§ Data
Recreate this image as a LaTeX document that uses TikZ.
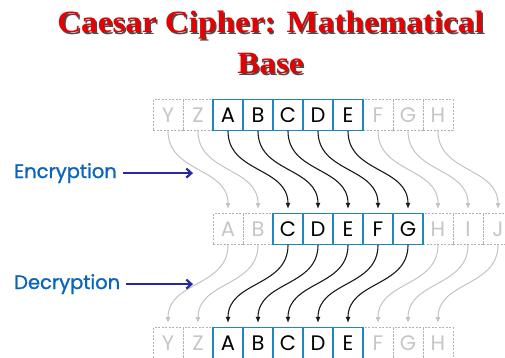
\documentclass[tikz,border=0pt]{standalone}
\usepackage{fontspec}
\usetikzlibrary{arrows.meta}
\newfontfamily\titlefont{Liberation Serif}[FakeStretch=1.07]
\newfontfamily\letterfont{Poppins}
\newfontfamily\labelfont{Poppins}[FakeBold=1.2]
\definecolor{titlered}{RGB}{230,0,0}
\definecolor{boxblue}{RGB}{30,135,195}
\definecolor{labelblue}{RGB}{10,100,190}
\definecolor{arrownavy}{RGB}{40,40,160}
\definecolor{fadegray}{RGB}{195,195,195}
\tikzset{>={Latex[length=6pt,width=5pt]}}
\tikzset{
  titletext/.style={align=center, inner sep=0pt, font=\titlefont\bfseries\fontsize{31}{41}\selectfont},
  letterbox/.style={minimum width=30pt, minimum height=31pt, inner sep=0pt,
    font=\letterfont\fontsize{21}{21}\selectfont},
  onbox/.style={letterbox, draw=boxblue, line width=1.1pt, text=black},
  offbox/.style={letterbox, draw=gray!60, dash pattern=on 2pt off 1.5pt, line width=0.8pt, text=gray!45},
  shiftarrow/.style={->, line width=1.1pt, black!90},
  fadearrow/.style={->, line width=1pt, fadegray},
  steplabel/.style={font=\labelfont\fontsize{19.5}{19.5}\selectfont, text=labelblue, anchor=base west, inner sep=0pt},
  steparrow/.style={-{Straight Barb[length=5pt,width=9pt]}, line width=2.2pt, arrownavy}
}

\begin{document}
\begin{tikzpicture}[x=1pt, y=-1pt]
  \useasboundingbox (0,0) rectangle (505,357);
  % title with its shadow
  \node[titletext, text=black!70] (shadow) at (272,44) {Caesar Cipher: Mathematical\\Base};
  \node[titletext, text=titlered] (title) at (270.5,42.5) {Caesar Cipher: Mathematical\\Base};
  % rows of letters
  \foreach \l/\i in {Y/0,Z/1,F/7,G/8,H/9} {
    \node[offbox] (t\i) at ({168+30*\i},115) {\l};
    \node[offbox] (b\i) at ({168+30*\i},343) {\l};
  }
  \foreach \l/\i in {A/0,B/1,H/7,I/8,J/9}
    \node[offbox] (m\i) at ({228+30*\i},229) {\l};
  \foreach \l/\i in {A/2,B/3,C/4,D/5,E/6} {
    \node[onbox] (t\i) at ({168+30*\i},115) {\l};
    \node[onbox] (b\i) at ({168+30*\i},343) {\l};
  }
  \foreach \l/\i in {C/2,D/3,E/4,F/5,G/6}
    \node[onbox] (m\i) at ({228+30*\i},229) {\l};
  % shifts
  \foreach \i in {0,1,7,8,9} {
    \draw[fadearrow] (t\i.south) .. controls +(0,42) and +(0,-42) .. ([yshift=4pt]m\i.north);
    \draw[fadearrow] (m\i.south) .. controls +(0,42) and +(0,-42) .. ([yshift=4pt]b\i.north);
  }
  \foreach \i in {2,...,6} {
    \draw[shiftarrow] (t\i.south) .. controls +(0,42) and +(0,-42) .. ([yshift=4pt]m\i.north);
    \draw[shiftarrow] (m\i.south) .. controls +(0,42) and +(0,-42) .. ([yshift=4pt]b\i.north);
  }
  % labels
  \node[steplabel] (enc) at (14,178) {Encryption};
  \node[steplabel] (dec) at (14,289) {Decryption};
  \coordinate (encend) at (193,171);
  \coordinate (decend) at (193,283);
  \draw[steparrow] ([xshift=6pt]enc.east) -- (enc.east -| encend);
  \draw[steparrow] ([xshift=6pt]dec.east) -- (dec.east -| decend);
\end{tikzpicture}
\end{document}
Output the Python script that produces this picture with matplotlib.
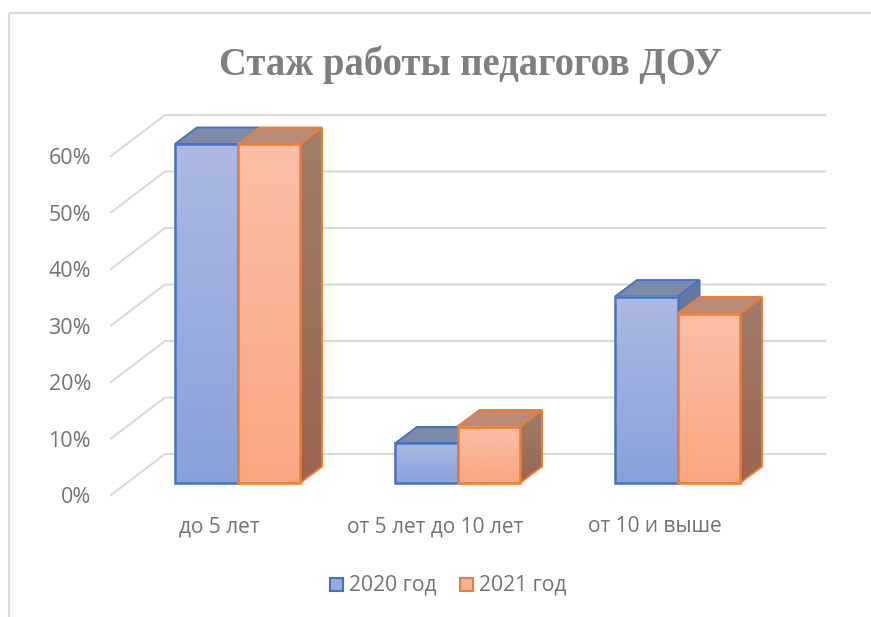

§ Exercise objective
Going through the entries above, tally each line that has the word "this". Answer with the number only.

§ Task answer
2